Depois, há que dizer que um dos elementos mais intrigantes é a narração omnipresente do Capitão Fitzgerald, interpretado por Tom Nowicki. Como observa a Rolling Stone, a sua voz grave tem duas funções cruciais: guiar o espectador através de uma trama cada vez mais labiríntica e capturar a voz peculiar e caprichosa da escrita de Hiaasen. Entre a narração e o uso frequente de músicas de Tom Petty, vocalista da banda de rock “Tom Petty and the Heartbreakers” e um dos artistas que mais vendeu na história da música, a série exala um aroma distintamente floridiano.

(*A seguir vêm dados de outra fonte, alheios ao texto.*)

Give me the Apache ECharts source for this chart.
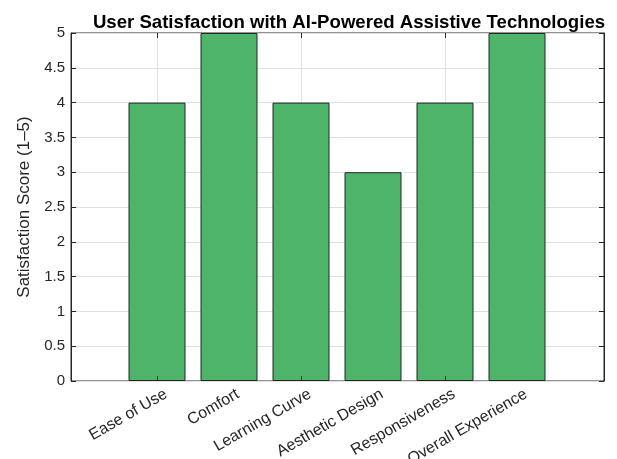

Ah, e claro: não podemos falar de “Bad Monkey” sem mencionar o próprio macaco do título, que aprendemos rapidamente que se chama Driggs. Interpretado pela famosa macaca Crystal — vimo-la na saga da Ressaca e é tão popular e tem tanto trabalho em Hollywood que até tem página no IMDb —, Driggs é uma presença mais simbólica do que central. Apesar do título sugestivo, Crystal não tem muito para fazer, mas a sua presença serve como um lembrete constante da excentricidade que permeia toda a narrativa.

Em última análise, “Bad Monkey” é como um dia bem passado na praia — divertido, refrescante, com o toque certo de excitação para manter as coisas interessantes, ainda que por vezes pareça que se arrasta um pouco demais quando o vento começa a ficar desagradável (há episódios que superam os 50 minutos e isso nota-se um pouco).

Para quem está à procura de uma série para acompanhar as derradeiras semanas do verão, a busca pode dar-se por terminada. Embora não seja imaculada, é aquele pôr do sol (no sofá) bom de se ver graças ao carisma de Vince Vaughn, que volta a desempenhar o tipo de personagem que o catapultou para a ribalta. É um cocktail de mistério, comédia e drama feito apenas com ingredientes tropicais que consegue ser tão refrescante quanto um bom mojito em tempos de calor.

  • Os três primeiros episódios de Bad Monkey já estão disponíveis na Apple TV+.